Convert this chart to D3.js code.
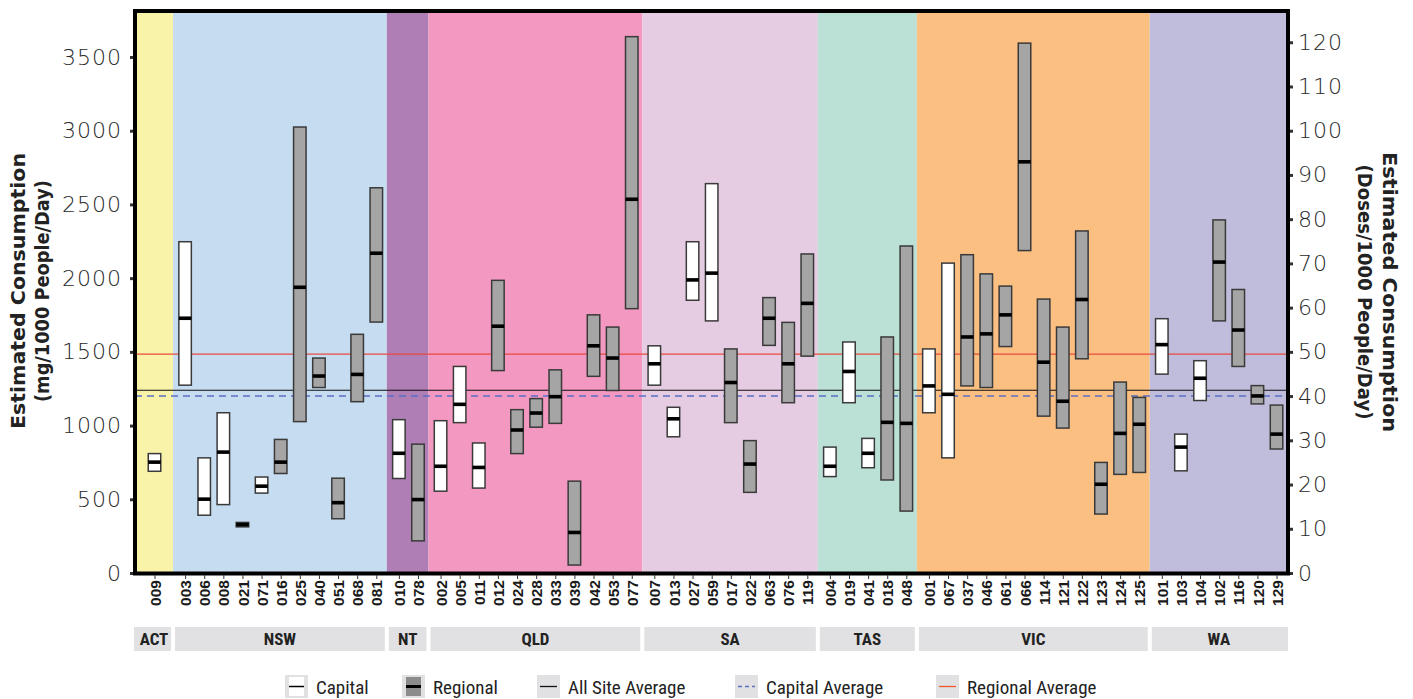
<!DOCTYPE html>
<html>
<head>
<meta charset="utf-8">
<script src="https://cdn.jsdelivr.net/npm/d3@7"></script>
<style>
  html, body { margin: 0; padding: 0; background: #ffffff; }
  svg { display: block; }
</style>
</head>
<body>
<svg id="chart" width="1413" height="699"></svg>
<script>
// ---------------- DATA ----------------
const states = ["ACT", "NSW", "NT", "QLD", "SA", "TAS", "VIC", "WA"];
const stateColors = ["#f8f3a8", "#c6dcf0", "#ae7eb4", "#f398c0", "#e6cce2", "#bbe0d5", "#fbbf81", "#c0bcdc"];

const siteCodes = [
  "009",
  "003","006","008","021","071","016","025","040","051","068","081",
  "010","078",
  "002","005","011","012","024","028","033","039","042","053","077",
  "007","013","027","059","017","022","063","076","119",
  "004","019","041","018","048",
  "001","067","037","046","061","066","114","121","122","123","124","125",
  "101","103","104","102","116","120","129"
];
const siteState = [
  "ACT",
  "NSW","NSW","NSW","NSW","NSW","NSW","NSW","NSW","NSW","NSW","NSW",
  "NT","NT",
  "QLD","QLD","QLD","QLD","QLD","QLD","QLD","QLD","QLD","QLD","QLD",
  "SA","SA","SA","SA","SA","SA","SA","SA","SA",
  "TAS","TAS","TAS","TAS","TAS",
  "VIC","VIC","VIC","VIC","VIC","VIC","VIC","VIC","VIC","VIC","VIC","VIC",
  "WA","WA","WA","WA","WA","WA","WA"
];
const siteType = [
  "Capital",
  "Capital","Capital","Capital","Capital","Capital","Regional","Regional","Regional","Regional","Regional","Regional",
  "Capital","Regional",
  "Capital","Capital","Capital","Regional","Regional","Regional","Regional","Regional","Regional","Regional","Regional",
  "Capital","Capital","Capital","Capital","Regional","Regional","Regional","Regional","Regional",
  "Capital","Capital","Capital","Regional","Regional",
  "Capital","Capital","Regional","Regional","Regional","Regional","Regional","Regional","Regional","Regional","Regional","Regional",
  "Capital","Capital","Capital","Regional","Regional","Regional","Regional"
];
// mg / 1000 people / day
const siteLow = [
  690,
  1274, 392, 464, 313, 542, 675, 1027, 1258, 368, 1162, 1702,
  641, 218,
  555, 1020, 576, 1373, 810, 989, 1015, 54, 1334, 1238, 1793,
  1274, 924, 1850, 1710, 1020, 547, 1544, 1155, 1471,
  654, 1155, 714, 631, 420,
  1087, 781, 1269, 1258, 1536, 2187, 1064, 983, 1453, 400, 669, 682,
  1349, 693, 1170, 1710, 1401, 1147, 841
];
const siteMedian = [
  752,
  1728, 501, 820, 328, 589, 752, 1938, 1336, 477, 1347, 2169,
  812, 498,
  724, 1144, 716, 1674, 970, 1085, 1196, 275, 1541, 1458, 2535,
  1419, 1046, 1988, 2034, 1292, 739, 1728, 1419, 1829,
  724, 1367, 812, 1022, 1015,
  1269, 1212, 1601, 1622, 1751, 2789, 1430, 1165, 1855, 602, 947, 1009,
  1549, 854, 1321, 2109, 1648, 1201, 942
];
const siteHigh = [
  810,
  2247, 781, 1087, 343, 651, 906, 3025, 1458, 643, 1619, 2613,
  1040, 874,
  1033, 1401, 882, 1985, 1108, 1183, 1378, 623, 1751, 1668, 3638,
  1541, 1124, 2247, 2641, 1520, 898, 1868, 1700, 2164,
  854, 1567, 913, 1601, 2218,
  1520, 2102, 2159, 2029, 1946, 3594, 1858, 1668, 2320, 750, 1295, 1191,
  1725, 942, 1440, 2395, 1923, 1271, 1139
];

const averageNames = ["All Site Average", "Capital Average", "Regional Average"];
const averageValues = [1240, 1200, 1485];

const leftTicks = [0, 500, 1000, 1500, 2000, 2500, 3000, 3500];
const rightTicks = [0, 10, 20, 30, 40, 50, 60, 70, 80, 90, 100, 110, 120];
const mgPerDose = 30;

const legendLabels = ["Capital", "Regional", "All Site Average", "Capital Average", "Regional Average"];

// ---------------- LAYOUT ----------------
const svg = d3.select("#chart");
const L = 135, R = 1288, T = 11, B = 573;
const yMax = 3812;

// positional index with extra gaps between states
const firstOffset = 1.02, groupGap = 1.18, actGap = 1.6;
const pos = [];
let p = firstOffset;
siteCodes.forEach((c, i) => {
  if (i > 0) {
    if (siteState[i] !== siteState[i - 1]) p += (siteState[i - 1] === "ACT" ? actGap : groupGap);
    else p += 1;
  }
  pos.push(p);
});
const domainEnd = pos[pos.length - 1] + 0.6;

const x = d3.scaleLinear().domain([0, domainEnd]).range([L, R]);
const y = d3.scaleLinear().domain([0, yMax]).range([B, T]);
const yR = d3.scaleLinear().domain([0, yMax / mgPerDose]).range([B, T]);

// state extents
const bands = states.map((s, si) => {
  const idx = siteCodes.map((c, i) => i).filter(i => siteState[i] === s);
  return { state: s, color: stateColors[si], first: pos[idx[0]], last: pos[idx[idx.length - 1]] };
});
bands.forEach((b, i) => {
  b.x1v = i === bands.length - 1 ? domainEnd : (i === 0 ? bands[1].first - 0.63 : b.last + 0.55);
});
bands.forEach((b, i) => { b.x0v = i === 0 ? 0 : bands[i - 1].x1v; });

// ---- background bands
svg.append("g").selectAll("rect").data(bands).join("rect")
  .attr("x", d => x(d.x0v)).attr("y", T)
  .attr("width", d => x(d.x1v) - x(d.x0v)).attr("height", B - T)
  .attr("fill", d => d.color);

// ---- average lines
const avgStyle = [
  { stroke: "#111111", width: 1.1, dash: null },
  { stroke: "#5b6fc4", width: 1.5, dash: "7,5" },
  { stroke: "#ea4a3f", width: 1.3, dash: null }
];
svg.append("g").selectAll("line").data(averageValues).join("line")
  .attr("x1", L).attr("x2", R)
  .attr("y1", d => y(d)).attr("y2", d => y(d))
  .attr("stroke", (d, i) => avgStyle[i].stroke)
  .attr("stroke-width", (d, i) => avgStyle[i].width)
  .attr("stroke-dasharray", (d, i) => avgStyle[i].dash);

// ---- bars
const barW = 12.5;
const bars = svg.append("g").selectAll("g").data(siteCodes).join("g");
bars.append("rect")
  .attr("x", (d, i) => x(pos[i]) - barW / 2)
  .attr("y", (d, i) => y(siteHigh[i]))
  .attr("width", barW)
  .attr("height", (d, i) => y(siteLow[i]) - y(siteHigh[i]))
  .attr("fill", (d, i) => siteType[i] === "Capital" ? "#ffffff" : "#a5a5a5")
  .attr("stroke", "#3a3a3a").attr("stroke-width", 1.5);
bars.append("rect")
  .attr("x", (d, i) => x(pos[i]) - barW / 2)
  .attr("y", (d, i) => y(siteMedian[i]) - 1.8)
  .attr("width", barW).attr("height", 3.6)
  .attr("fill", "#000000");

// ---- frame
svg.append("path")
  .attr("d", `M${L},${B}V${T}H${R}V${B}`)
  .attr("fill", "none").attr("stroke", "#000").attr("stroke-width", 4)
  .attr("stroke-linejoin", "miter");
svg.append("line").attr("x1", L - 2).attr("x2", R + 2).attr("y1", B + 0.5).attr("y2", B + 0.5)
  .attr("stroke", "#000").attr("stroke-width", 4);

// ---- left axis
const tickFont = "'DejaVu Sans', sans-serif";
const gL = svg.append("g").attr("transform", `translate(${L - 2},0)`)
  .call(d3.axisLeft(y).tickValues(leftTicks).tickSize(3).tickPadding(8).tickFormat(d3.format("d")));
gL.select(".domain").remove();
gL.selectAll(".tick line").attr("stroke", "#333").attr("stroke-width", 3);
gL.selectAll(".tick text").attr("font-family", tickFont).attr("font-size", 22)
  .attr("fill", "#2a2a2a").attr("font-weight", 300).attr("letter-spacing", 1);

// ---- right axis
const gR = svg.append("g").attr("transform", `translate(${R + 2},0)`)
  .call(d3.axisRight(yR).tickValues(rightTicks).tickSize(3).tickPadding(5).tickFormat(d3.format("d")));
gR.select(".domain").remove();
gR.selectAll(".tick line").attr("stroke", "#333").attr("stroke-width", 3);
gR.selectAll(".tick text").attr("font-family", tickFont).attr("font-size", 22)
  .attr("fill", "#2a2a2a").attr("font-weight", 300).attr("letter-spacing", 1);

// ---- x axis (site codes)
const gX = svg.append("g").attr("transform", `translate(0,${B + 2})`)
  .call(d3.axisBottom(x).tickValues(pos).tickSize(4).tickFormat((d, i) => siteCodes[i]));
gX.select(".domain").remove();
gX.selectAll(".tick line").attr("stroke", "#333").attr("stroke-width", 1);
gX.selectAll(".tick text")
  .attr("font-family", "'Liberation Sans', Arial, sans-serif")
  .attr("font-weight", "bold").attr("font-size", 15.5).attr("fill", "#1a1a1a")
  .attr("transform", "rotate(-90)")
  .attr("text-anchor", "end")
  .attr("x", -5).attr("y", 0).attr("dy", "0.36em");

// ---- state label boxes
const condensed = "'Liberation Sans Narrow', 'Arial Narrow', 'Roboto Condensed', sans-serif";
const sb = svg.append("g").selectAll("g").data(bands).join("g");
sb.append("rect")
  .attr("x", (d, i) => i === 0 ? x(d.x0v) - 1 : x(d.x0v) + 2)
  .attr("width", (d, i) => {
    const a = i === 0 ? x(d.x0v) - 1 : x(d.x0v) + 2;
    const b = i === bands.length - 1 ? x(d.x1v) : x(d.x1v) - 2;
    return b - a;
  })
  .attr("y", 627).attr("height", 24).attr("fill", "#e1e1e3");
sb.append("text")
  .attr("x", d => (x(d.x0v) + x(d.x1v)) / 2).attr("y", 645)
  .attr("text-anchor", "middle")
  .attr("font-family", condensed).attr("font-weight", "bold").attr("font-size", 17)
  .attr("fill", "#222").text(d => d.state);

// ---- axis titles
const titleFont = "'DejaVu Sans', sans-serif";
const lt = svg.append("g").attr("transform", "translate(0,291)");
lt.append("text").attr("transform", "translate(25,0) rotate(-90)")
  .attr("text-anchor", "middle").attr("font-family", titleFont).attr("font-weight", "bold")
  .attr("font-size", 19).attr("fill", "#222").attr("textLength", 276).attr("lengthAdjust", "spacingAndGlyphs")
  .text("Estimated Consumption");
lt.append("text").attr("transform", "translate(49,0) rotate(-90)")
  .attr("text-anchor", "middle").attr("font-family", titleFont).attr("font-weight", "bold")
  .attr("font-size", 19).attr("fill", "#222").attr("textLength", 222).attr("lengthAdjust", "spacingAndGlyphs")
  .text("(mg/1000 People/Day)");
const rt = svg.append("g").attr("transform", "translate(0,292)");
rt.append("text").attr("transform", "translate(1383,0) rotate(90)")
  .attr("text-anchor", "middle").attr("font-family", titleFont).attr("font-weight", "bold")
  .attr("font-size", 19).attr("fill", "#222").attr("textLength", 280).attr("lengthAdjust", "spacingAndGlyphs")
  .text("Estimated Consumption");
rt.append("text").attr("transform", "translate(1358,0) rotate(90)")
  .attr("text-anchor", "middle").attr("font-family", titleFont).attr("font-weight", "bold")
  .attr("font-size", 19).attr("fill", "#222").attr("textLength", 255).attr("lengthAdjust", "spacingAndGlyphs")
  .text("(Doses/1000 People/Day)");

// ---- legend
const legendX = [285, 402, 537, 735, 936];
const lg = svg.append("g").selectAll("g").data(legendLabels).join("g")
  .attr("transform", (d, i) => `translate(${legendX[i]},675)`);
lg.append("rect").attr("width", 23).attr("height", 23).attr("fill", "#e1e1e3");
lg.each(function (d, i) {
  const g = d3.select(this);
  if (i === 0) {
    g.append("rect").attr("x", 4).attr("y", 2).attr("width", 15).attr("height", 19).attr("fill", "#ffffff");
    g.append("line").attr("x1", 4).attr("x2", 19).attr("y1", 11.5).attr("y2", 11.5).attr("stroke", "#000").attr("stroke-width", 1.5);
  } else if (i === 1) {
    g.append("rect").attr("x", 4).attr("y", 2).attr("width", 15).attr("height", 19).attr("fill", "#8c8c8c");
    g.append("line").attr("x1", 4).attr("x2", 19).attr("y1", 11.5).attr("y2", 11.5).attr("stroke", "#000").attr("stroke-width", 3);
  } else {
    const st = avgStyle[i - 2];
    g.append("line").attr("x1", 3).attr("x2", 20).attr("y1", 11.5).attr("y2", 11.5)
      .attr("stroke", i === 4 ? "#f05a28" : st.stroke).attr("stroke-width", 1.3)
      .attr("stroke-dasharray", i === 3 ? "4,3" : null);
  }
});
lg.append("text").attr("x", 31).attr("y", 19)
  .attr("font-family", condensed).attr("font-size", 19).attr("fill", "#222")
  .text(d => d);
</script>
</body>
</html>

== == ==

Copy and report every line where the word "this" is present.

Convert this chart to D3.js code.
  const g = d3.select(this);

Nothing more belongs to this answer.